* START Entries supplied *
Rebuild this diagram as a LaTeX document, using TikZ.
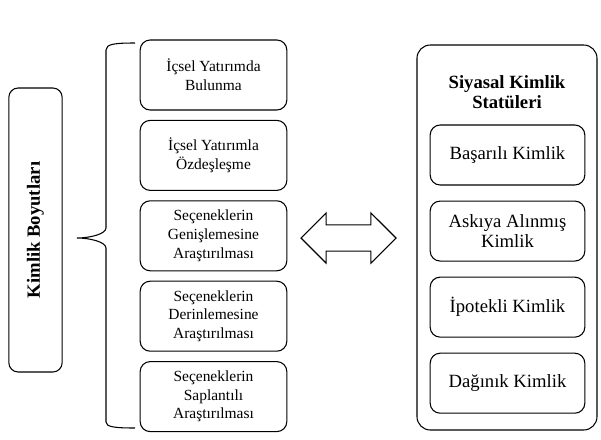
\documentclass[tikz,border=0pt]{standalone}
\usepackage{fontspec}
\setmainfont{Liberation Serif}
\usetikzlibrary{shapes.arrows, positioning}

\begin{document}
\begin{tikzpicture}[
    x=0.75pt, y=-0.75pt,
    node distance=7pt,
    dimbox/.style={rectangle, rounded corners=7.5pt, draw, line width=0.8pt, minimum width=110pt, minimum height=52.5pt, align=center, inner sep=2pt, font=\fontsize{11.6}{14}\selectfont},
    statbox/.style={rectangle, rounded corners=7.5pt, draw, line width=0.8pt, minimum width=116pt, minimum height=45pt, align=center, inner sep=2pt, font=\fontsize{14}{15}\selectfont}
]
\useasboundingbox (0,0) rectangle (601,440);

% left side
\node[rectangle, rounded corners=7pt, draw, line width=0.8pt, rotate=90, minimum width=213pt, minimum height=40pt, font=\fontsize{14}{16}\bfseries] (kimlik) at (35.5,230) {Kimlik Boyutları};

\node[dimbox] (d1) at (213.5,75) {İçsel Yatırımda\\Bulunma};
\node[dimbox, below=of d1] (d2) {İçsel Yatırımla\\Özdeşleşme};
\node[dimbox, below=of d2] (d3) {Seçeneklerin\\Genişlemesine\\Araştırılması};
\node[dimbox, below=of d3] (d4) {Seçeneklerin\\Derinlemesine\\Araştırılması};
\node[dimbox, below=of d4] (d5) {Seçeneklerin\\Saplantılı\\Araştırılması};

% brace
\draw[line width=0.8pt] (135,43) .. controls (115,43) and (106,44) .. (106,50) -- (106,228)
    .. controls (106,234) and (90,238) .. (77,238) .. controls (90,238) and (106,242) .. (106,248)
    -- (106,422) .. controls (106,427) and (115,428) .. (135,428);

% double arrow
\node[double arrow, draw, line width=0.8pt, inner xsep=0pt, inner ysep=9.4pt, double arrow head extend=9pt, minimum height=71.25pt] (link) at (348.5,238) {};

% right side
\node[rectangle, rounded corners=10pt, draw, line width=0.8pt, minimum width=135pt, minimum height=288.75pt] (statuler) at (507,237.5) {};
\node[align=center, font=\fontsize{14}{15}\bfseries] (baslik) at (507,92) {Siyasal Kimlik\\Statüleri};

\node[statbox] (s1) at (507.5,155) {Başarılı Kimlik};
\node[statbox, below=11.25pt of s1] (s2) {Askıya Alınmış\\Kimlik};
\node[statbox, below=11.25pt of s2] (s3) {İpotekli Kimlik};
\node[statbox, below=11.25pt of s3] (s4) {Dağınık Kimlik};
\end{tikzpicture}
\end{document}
* END Entries supplied *
* START Entries supplied *
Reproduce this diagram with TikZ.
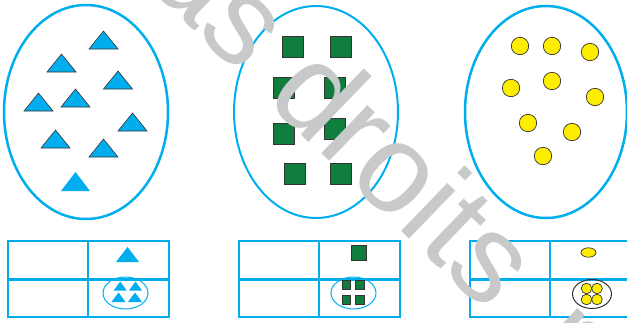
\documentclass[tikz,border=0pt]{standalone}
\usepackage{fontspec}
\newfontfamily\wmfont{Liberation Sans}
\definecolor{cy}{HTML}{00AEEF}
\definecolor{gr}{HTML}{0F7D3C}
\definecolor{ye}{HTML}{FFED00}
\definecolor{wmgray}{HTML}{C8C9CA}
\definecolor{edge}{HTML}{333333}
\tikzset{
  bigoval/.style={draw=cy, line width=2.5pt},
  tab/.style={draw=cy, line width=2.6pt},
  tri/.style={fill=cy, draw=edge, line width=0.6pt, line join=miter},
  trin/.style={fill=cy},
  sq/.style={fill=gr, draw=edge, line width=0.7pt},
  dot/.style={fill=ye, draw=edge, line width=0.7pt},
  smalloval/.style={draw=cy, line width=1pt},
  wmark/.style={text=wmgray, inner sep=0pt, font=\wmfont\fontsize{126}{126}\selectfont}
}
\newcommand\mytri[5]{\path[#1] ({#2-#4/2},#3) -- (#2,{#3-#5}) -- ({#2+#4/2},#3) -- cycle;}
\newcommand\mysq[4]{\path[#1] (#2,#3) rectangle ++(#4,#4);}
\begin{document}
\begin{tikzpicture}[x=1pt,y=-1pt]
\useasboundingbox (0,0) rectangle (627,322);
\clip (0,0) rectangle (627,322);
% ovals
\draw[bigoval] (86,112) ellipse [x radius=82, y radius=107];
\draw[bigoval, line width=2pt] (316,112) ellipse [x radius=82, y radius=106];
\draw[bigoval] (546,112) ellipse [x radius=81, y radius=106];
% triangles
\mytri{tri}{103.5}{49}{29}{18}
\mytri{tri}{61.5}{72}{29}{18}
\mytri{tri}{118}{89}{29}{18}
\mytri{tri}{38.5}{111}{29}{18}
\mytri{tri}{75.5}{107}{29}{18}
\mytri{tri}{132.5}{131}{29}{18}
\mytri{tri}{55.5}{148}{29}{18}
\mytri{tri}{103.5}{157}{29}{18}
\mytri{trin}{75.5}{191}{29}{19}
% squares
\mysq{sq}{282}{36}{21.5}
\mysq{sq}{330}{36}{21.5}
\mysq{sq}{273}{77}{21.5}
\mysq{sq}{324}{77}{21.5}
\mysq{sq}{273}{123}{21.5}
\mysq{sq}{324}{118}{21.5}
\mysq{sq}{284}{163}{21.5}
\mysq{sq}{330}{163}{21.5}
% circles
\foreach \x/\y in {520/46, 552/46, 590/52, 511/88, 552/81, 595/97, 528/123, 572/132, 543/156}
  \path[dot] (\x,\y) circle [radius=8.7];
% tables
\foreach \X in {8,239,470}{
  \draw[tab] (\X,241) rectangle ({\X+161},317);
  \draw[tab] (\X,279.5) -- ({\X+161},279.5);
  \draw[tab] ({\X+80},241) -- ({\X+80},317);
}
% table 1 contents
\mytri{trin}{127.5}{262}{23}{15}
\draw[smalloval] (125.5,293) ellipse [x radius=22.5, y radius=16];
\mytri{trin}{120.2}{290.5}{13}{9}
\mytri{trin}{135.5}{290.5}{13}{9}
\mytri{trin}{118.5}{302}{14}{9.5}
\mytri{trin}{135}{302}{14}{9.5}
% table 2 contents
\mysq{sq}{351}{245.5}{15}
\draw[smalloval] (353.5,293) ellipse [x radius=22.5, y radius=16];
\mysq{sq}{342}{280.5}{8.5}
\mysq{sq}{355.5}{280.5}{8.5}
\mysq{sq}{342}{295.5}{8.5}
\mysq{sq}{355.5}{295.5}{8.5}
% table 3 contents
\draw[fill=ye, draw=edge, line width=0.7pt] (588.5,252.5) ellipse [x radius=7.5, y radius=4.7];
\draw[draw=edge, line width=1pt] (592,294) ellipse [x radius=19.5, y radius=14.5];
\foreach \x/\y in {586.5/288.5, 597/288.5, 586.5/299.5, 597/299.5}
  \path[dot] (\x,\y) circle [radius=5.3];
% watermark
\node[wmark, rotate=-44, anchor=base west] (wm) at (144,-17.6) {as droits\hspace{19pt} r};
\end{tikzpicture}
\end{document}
* END Entries supplied *
Go over the records above and tally each line that includes "diagram". Give the total by itself.

2